Co-doping Effect of Divalent (Mg(superscript 2+), Ca(superscript 2+), Sr(superscript 2+)) and Trivalent (Y(superscript 3+)) Cations with Different Ionic Radii on Ionic Conductivity of Zirconia Electrolytes

Abstract

The purpose of this study is to develop a novel co-doping zirconia electrolyte with high ionic conductivity for application in solid oxide fuel cell (SOFC).

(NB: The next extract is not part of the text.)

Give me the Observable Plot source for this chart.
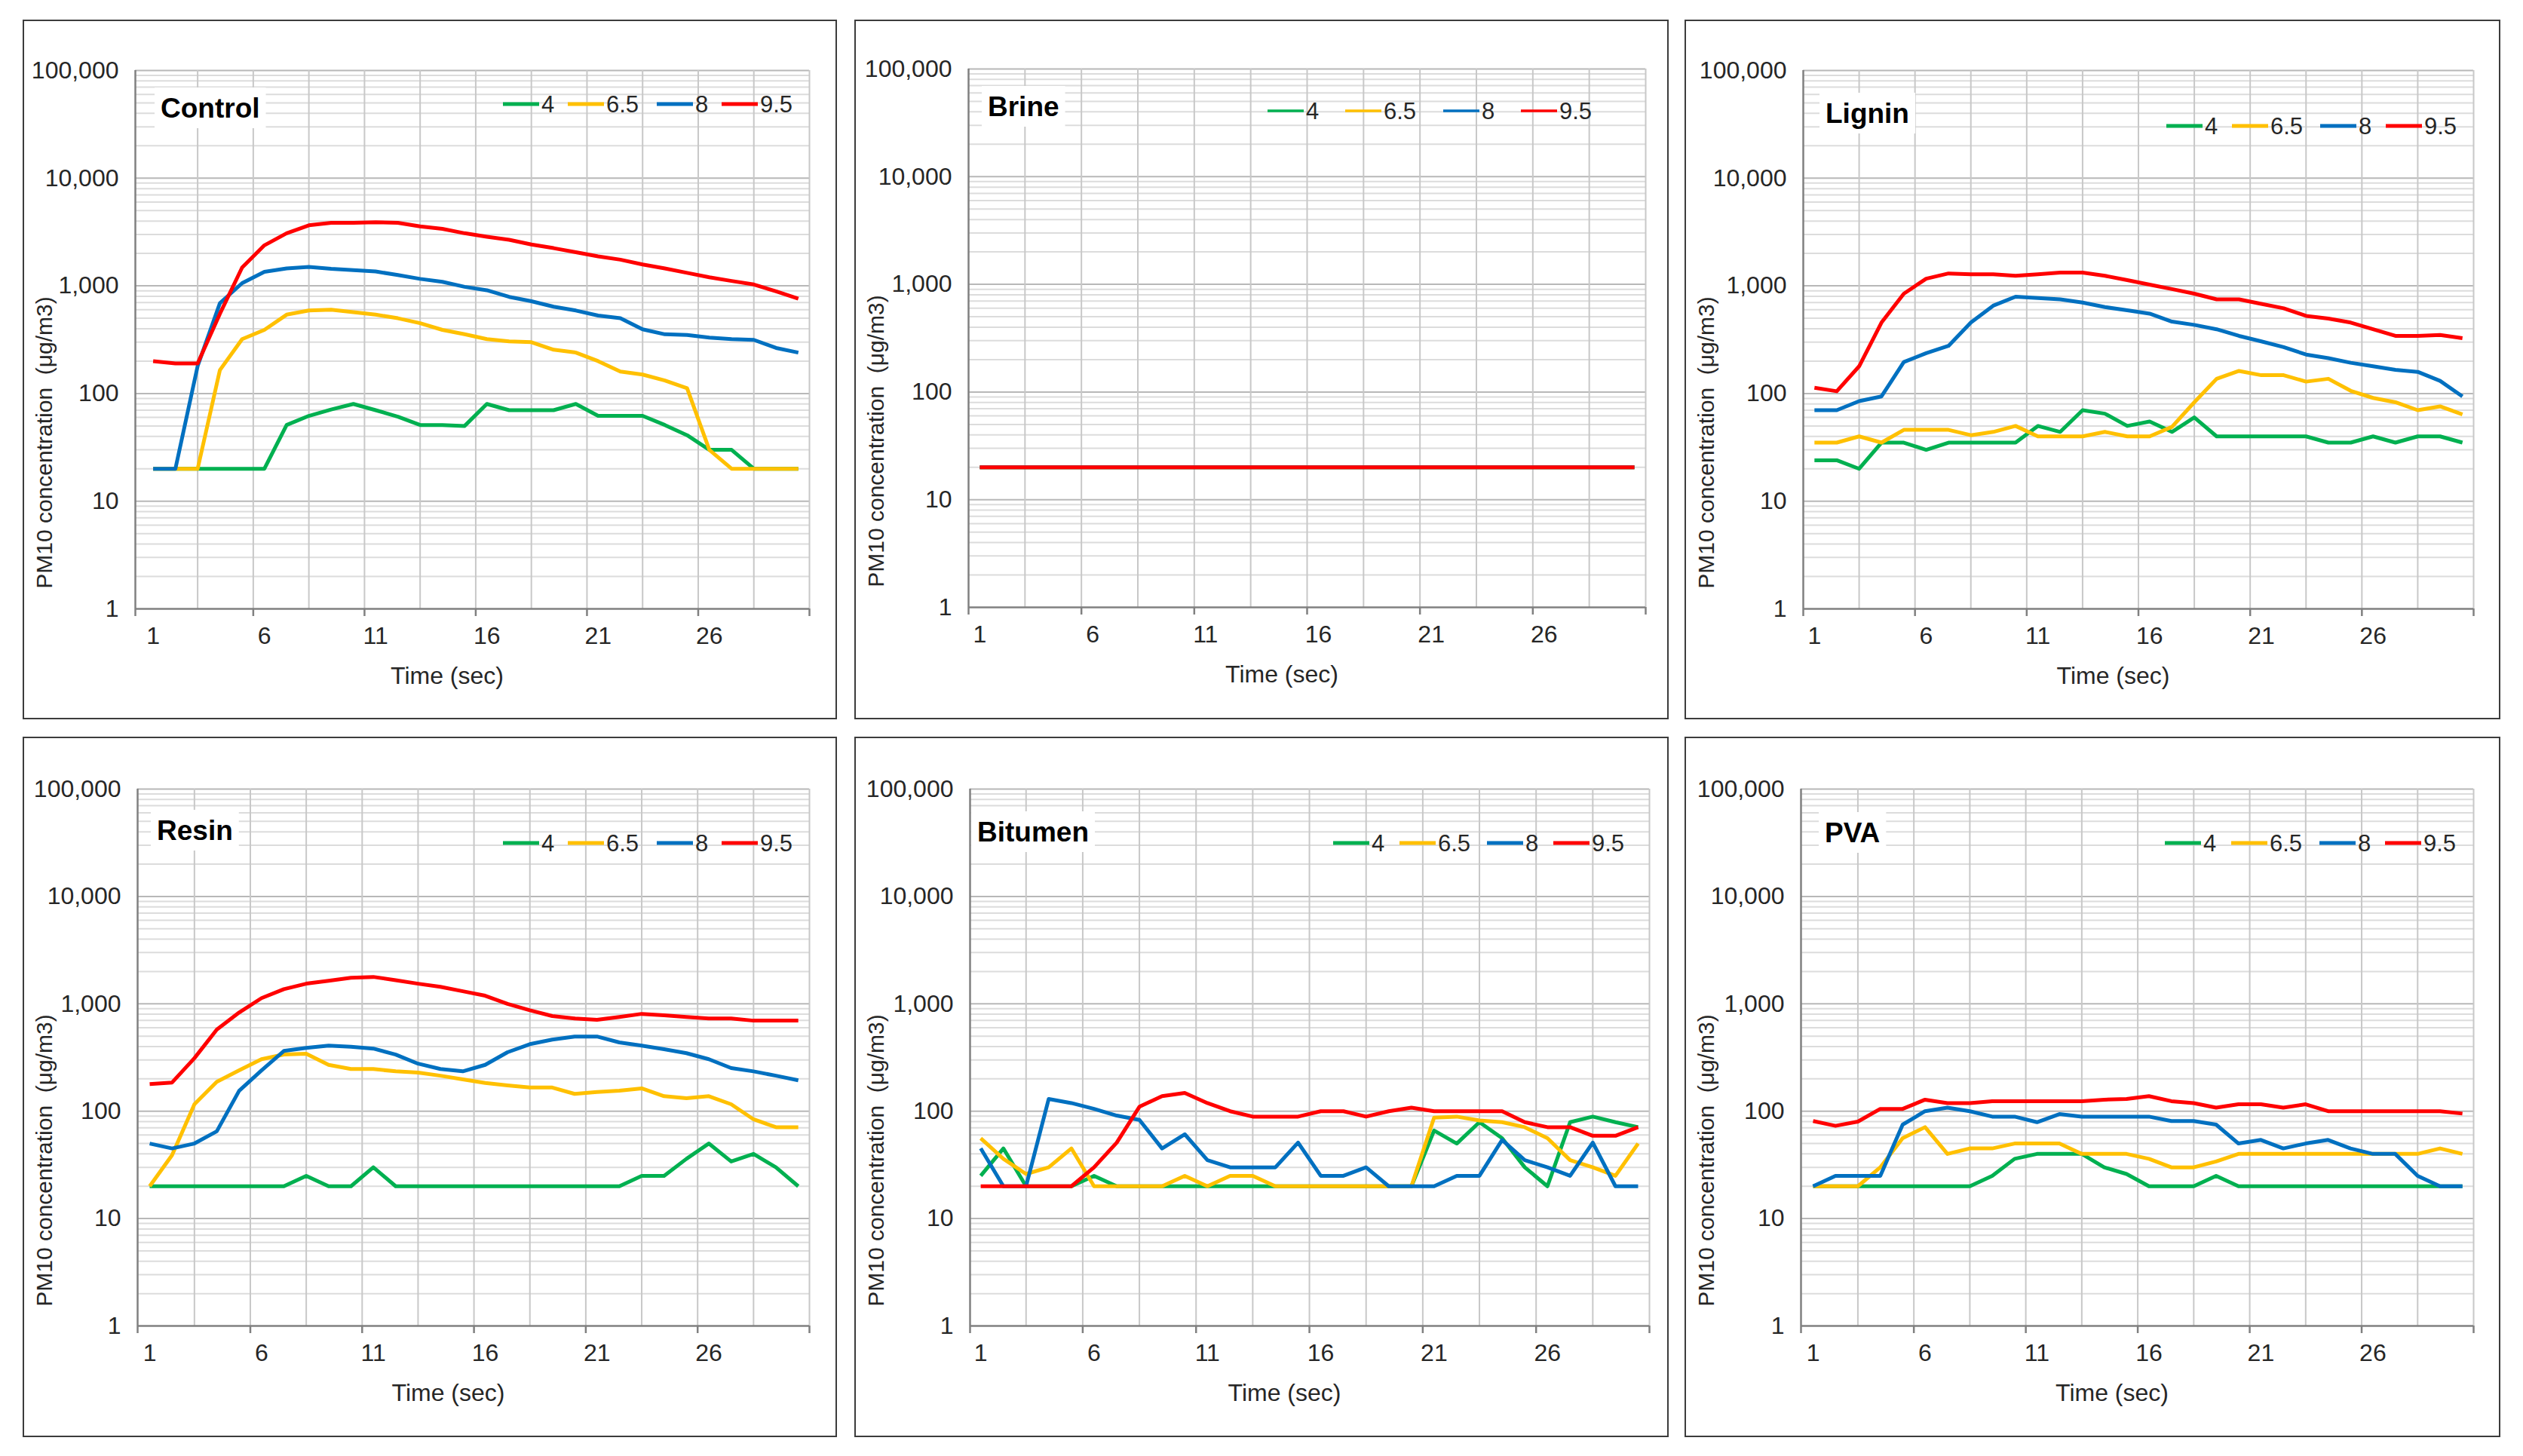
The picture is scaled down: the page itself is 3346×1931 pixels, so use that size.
<!DOCTYPE html>
<html><head><meta charset="utf-8">
<script src="https://cdn.jsdelivr.net/npm/d3@7"></script>
<script src="https://cdn.jsdelivr.net/npm/@observablehq/plot@0.6"></script>
<style>
html,body{margin:0;padding:0;background:#fff;}
body{width:3346px;height:1931px;position:relative;overflow:hidden;font-family:"Liberation Sans",Arial,sans-serif;}
.panel{position:absolute;box-sizing:border-box;border:2px solid #3c3c3c;background:#fff;}
.panel svg{display:block;}
</style></head><body>
<script>
// ---------- data ----------
const time = [1,2,3,4,5,6,7,8,9,10,11,12,13,14,15,16,17,18,19,20,21,22,23,24,25,26,27,28,29,30];
const seriesNames = ["4","6.5","8","9.5"];
const seriesColors = ["#00b050","#ffc000","#0070c0","#ff0000"];
const yTickValues = [1,10,100,1000,10000,100000];
const yMinorGrid = [2,3,4,5,6,7,8,9,20,30,40,50,60,70,80,90,200,300,400,500,600,700,800,900,
  2000,3000,4000,5000,6000,7000,8000,9000,20000,30000,40000,50000,60000,70000,80000,90000];
const yMajorGrid = [10,100,1000,10000,100000];
const xTickLabels = [1,6,11,16,21,26];
const xTickMarks = [5.5,10.5,15.5,20.5,25.5,30.5];
const xGrid = [3,5.5,8,10.5,13,15.5,18,20.5,23,25.5,28,30.5];
const xAxisTitle = "Time (sec)";
const yAxisTitle = "PM10 concentration  (\u03bcg/m3)";

const control4  = [20,20,20,20,20,20,51,62,71,80,70,61,51,51,50,80,70,70,70,80,62,62,62,51,41,30,30,20,20,20];
const control65 = [20,20,20,165,320,390,540,590,600,570,540,500,450,390,355,320,305,300,255,240,200,160,150,132,112,30,20,20,20,20];
const control8  = [20,20,180,690,1060,1350,1450,1500,1440,1400,1360,1260,1160,1090,980,910,790,720,640,590,530,500,395,355,350,330,320,315,265,240];
const control95 = [200,190,190,550,1480,2380,3080,3650,3850,3850,3900,3850,3570,3380,3080,2860,2680,2420,2240,2050,1880,1750,1580,1450,1320,1200,1110,1030,890,760];

const brine4  = [20,20,20,20,20,20,20,20,20,20,20,20,20,20,20,20,20,20,20,20,20,20,20,20,20,20,20,20,20,20];
const brine65 = [20,20,20,20,20,20,20,20,20,20,20,20,20,20,20,20,20,20,20,20,20,20,20,20,20,20,20,20,20,20];
const brine8  = [20,20,20,20,20,20,20,20,20,20,20,20,20,20,20,20,20,20,20,20,20,20,20,20,20,20,20,20,20,20];
const brine95 = [20,20,20,20,20,20,20,20,20,20,20,20,20,20,20,20,20,20,20,20,20,20,20,20,20,20,20,20,20,20];

const lignin4  = [24,24,20,35,35,30,35,35,35,35,50,44,70,65,50,55,44,60,40,40,40,40,40,35,35,40,35,40,40,35];
const lignin65 = [35,35,40,35,46,46,46,41,44,50,40,40,40,44,40,40,49,83,137,162,148,148,129,137,106,91,83,70,76,64];
const lignin8  = [70,70,85,94,196,237,277,456,654,793,770,749,700,635,594,552,465,434,395,343,305,270,230,213,193,179,166,159,131,94];
const lignin95 = [113,105,179,456,846,1165,1304,1283,1283,1240,1283,1330,1330,1240,1129,1027,934,846,749,749,680,619,526,496,456,396,343,343,350,327];

const resin4  = [20,20,20,20,20,20,20,25,20,20,30,20,20,20,20,20,20,20,20,20,20,20,25,25,36,50,34,40,30,20];
const resin65 = [20,39,116,188,240,305,337,343,270,247,247,235,229,214,198,183,174,166,166,145,151,155,163,138,132,138,116,84,71,71];
const resin8  = [50,45,50,65,155,240,364,389,408,398,383,337,277,247,235,270,354,421,464,496,496,437,408,378,347,305,252,235,214,194];
const resin95 = [179,185,312,575,830,1130,1370,1540,1640,1750,1780,1660,1540,1440,1310,1190,1000,870,770,730,710,754,806,783,754,730,730,697,697,697];

const bitumen4  = [25,45,20,20,20,25,20,20,20,20,20,20,20,20,20,20,20,20,20,20,66,50,79,56,30,20,79,89,79,71];
const bitumen65 = [56,36,26,30,45,20,20,20,20,25,20,25,25,20,20,20,20,20,20,20,87,89,82,79,71,56,35,30,25,50];
const bitumen8  = [45,20,20,130,119,105,91,83,45,61,35,30,30,30,51,25,25,30,20,20,20,25,25,54,35,30,25,51,20,20];
const bitumen95 = [20,20,20,20,20,30,51,110,138,148,119,100,89,89,89,100,100,89,100,108,100,100,100,100,79,71,71,59,59,71];

const pva4  = [20,20,20,20,20,20,20,20,25,36,40,40,40,30,26,20,20,20,25,20,20,20,20,20,20,20,20,20,20,20];
const pva65 = [20,20,20,30,56,71,40,45,45,50,50,50,40,40,40,36,30,30,34,40,40,40,40,40,40,40,40,40,45,40];
const pva8  = [20,25,25,25,75,100,108,100,89,89,79,94,89,89,89,89,81,81,75,50,54,45,50,54,45,40,40,25,20,20];
const pva95 = [81,73,80,105,105,128,119,119,124,124,124,124,124,128,130,138,124,119,108,116,116,108,116,100,100,100,100,100,100,95];

// ---------- layout ----------
const panels = [
  {name:"Control", series:[control4,control65,control8,control95], left:30, top:26, w:1080, h:928, mL:147, mR:35, mT:65, mB:145, xStart:0.2, titleX:181, titleY:115, legX:635, legY:110, legSteps:[0,86,204,290], legStroke:5},
  {name:"Brine", series:[brine4,brine65,brine8,brine95], left:1133, top:26, w:1080, h:928, mL:149, mR:29, mT:63, mB:147, xStart:0.5, titleX:175, titleY:113, legX:546, legY:119, legSteps:[0,103,233,336], legStroke:3.5},
  {name:"Lignin", series:[lignin4,lignin65,lignin8,lignin95], left:2234, top:26, w:1082, h:928, mL:155, mR:34, mT:65, mB:145, xStart:0.5, titleX:185, titleY:122, legX:637, legY:139, legSteps:[0,87,204,291], legStroke:5},
  {name:"Resin", series:[resin4,resin65,resin8,resin95], left:30, top:977, w:1080, h:929, mL:150, mR:35, mT:67, mB:146, xStart:0.46, titleX:176, titleY:122, legX:635, legY:139, legSteps:[0,86,204,290], legStroke:5},
  {name:"Bitumen", series:[bitumen4,bitumen65,bitumen8,bitumen95], left:1133, top:977, w:1080, h:929, mL:151, mR:24, mT:67, mB:146, xStart:0.53, titleX:161, titleY:124, legX:633, legY:139, legSteps:[0,88,204,292], legStroke:5},
  {name:"PVA", series:[pva4,pva65,pva8,pva95], left:2234, top:977, w:1082, h:929, mL:152, mR:34, mT:67, mB:146, xStart:0.46, titleX:184, titleY:125, legX:635, legY:139, legSteps:[0,88,205,292], legStroke:5}
];

const FONT = '"Liberation Sans", Arial, sans-serif';
const TEXT = "#262626";

panels.forEach(p => {
  const div = document.createElement("div");
  div.className = "panel";
  Object.assign(div.style, {left: p.left+"px", top: p.top+"px", width: p.w+"px", height: p.h+"px"});
  document.body.appendChild(div);
  const W = p.w - 4, H = p.h - 4;

  const rows = [];
  p.series.forEach((vals, si) => vals.forEach((v, i) => rows.push({time: time[i], value: v, series: seriesNames[si]})));

  const svg = Plot.plot({
    width: W, height: H,
    marginLeft: p.mL, marginRight: p.mR, marginTop: p.mT, marginBottom: p.mB,
    style: {background: "white", fontFamily: FONT, fontSize: "32px", color: TEXT, overflow: "visible"},
    x: {domain: [p.xStart, 30.5], axis: null},
    y: {type: "log", domain: [1, 100000], axis: null},
    color: {domain: seriesNames, range: seriesColors},
    marks: [
      Plot.ruleY(yMinorGrid, {stroke: "#dcdcdc", strokeWidth: 2}),
      Plot.ruleY(yMajorGrid, {stroke: "#b8b8b8", strokeWidth: 2}),
      Plot.ruleX(xGrid, {stroke: "#c8c8c8", strokeWidth: 2}),
      Plot.ruleX([p.xStart], {stroke: "#808080", strokeWidth: 2.5}),
      Plot.ruleY([1], {stroke: "#808080", strokeWidth: 2.5}),
      Plot.axisY(yTickValues, {tickSize: 0, tickPadding: 22, tickFormat: d3.format(","), label: null, fontSize: 32}),
      Plot.axisX([p.xStart, ...xTickMarks], {tickSize: 10, tickFormat: () => "", label: null, stroke: "#808080", strokeWidth: 2.5}),
      Plot.axisX(xTickLabels, {tickSize: 0, tickPadding: 24, label: null, fontSize: 32}),
      Plot.line(rows, {x: "time", y: "value", stroke: "series", z: "series", strokeWidth: 5, strokeLinejoin: "round", strokeLinecap: "butt"})
    ]
  });
  div.appendChild(svg);

  const s = d3.select(svg);
  const plotBottom = H - p.mB;
  const plotCenterY = (p.mT + plotBottom) / 2;
  const plotCenterX = (p.mL + W - p.mR) / 2;

  // axis titles
  s.append("text").attr("transform", `translate(26,${plotCenterY + 137}) rotate(-90)`)
    .attr("text-anchor", "middle").attr("dy", "0.35em")
    .attr("font-family", FONT).attr("font-size", 30).attr("fill", TEXT).text(yAxisTitle);
  s.append("text").attr("x", plotCenterX - 33).attr("y", plotBottom + 89)
    .attr("text-anchor", "middle").attr("dy", "0.35em")
    .attr("font-family", FONT).attr("font-size", 32).attr("fill", TEXT).text(xAxisTitle);

  // title with white box
  const tg = s.append("g").attr("text-anchor", "start");
  const box = tg.append("rect").attr("fill", "white");
  const tt = tg.append("text").attr("x", p.titleX).attr("y", p.titleY).attr("dy", "0.35em")
    .attr("text-anchor", "start")
    .attr("font-family", FONT).attr("font-weight", "bold").attr("font-size", 37).attr("fill", "#000").text(p.name);
  const tl = tt.node().getComputedTextLength();
  box.attr("x", p.titleX - 8).attr("y", p.titleY - 27).attr("width", tl + 16).attr("height", 54);

  // legend
  const lg = s.append("g").attr("text-anchor", "start").attr("font-family", FONT).attr("font-size", 31).attr("fill", TEXT);
  seriesNames.forEach((name, i) => {
    const x0 = p.legX + p.legSteps[i];
    lg.append("line").attr("x1", x0).attr("x2", x0 + 48).attr("y1", p.legY).attr("y2", p.legY)
      .attr("stroke", seriesColors[i]).attr("stroke-width", p.legStroke);
    lg.append("text").attr("x", x0 + 51).attr("y", p.legY).attr("dy", "0.35em")
      .attr("text-anchor", "start").text(name);
  });
});
</script>
</body></html>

The effect of ionic radius, lattice binding energies and doped concentration on ionic conductivities of divalent (Mg(superscript 2+), Ca(superscript 2+), Sr(superscript 2+)) and trivalent (Y(superscript 2+)) cations co-doped zirconia (Zr0.92Y(subscript 0.16-x)M(subscript x) O(subscript 2.08-0.5x), wherein M=Mg(superscript 2+), Ca(superscript 2+), Sr(superscript 2+) and x=0, 0.005, 0.01, 0.015 and 0.02) electrolytes were investigated by using X-ray diffractometer, scanning electron microscopy and AC impedance analysis in this work. Experimental results show the best ionic conductivity (0.022 S/cm) in Zr0.92Y0.155M0.005O2.0775 specimen which is 46% higher than that of (ZrO2)0.92(Y2O3)0.08 (0.015 S/cm). Hard sphere model is used to measure the average radius of oxygen vacancies. The tendency of ionic conductivity of co-doping zirconia system decreases with increase of the ionic radius of divalent cation and the order of ionic conductivity is σ(subscript MgYSZ)＞σ(subscript CaYSZ) ＞σ(subscript SrYSZ), similar to that of oxygen vacancy radius r(subscript Vo)(MgYSZ)＞r(subscript Vo)(CaYSZ)＞r(subscript Vo)(CaYSZ), implying that the hard-sphere model is a useful tool to measure the average radius of oxygen vacancies and to estimate the ionic conductivity of zirconia electrolyte.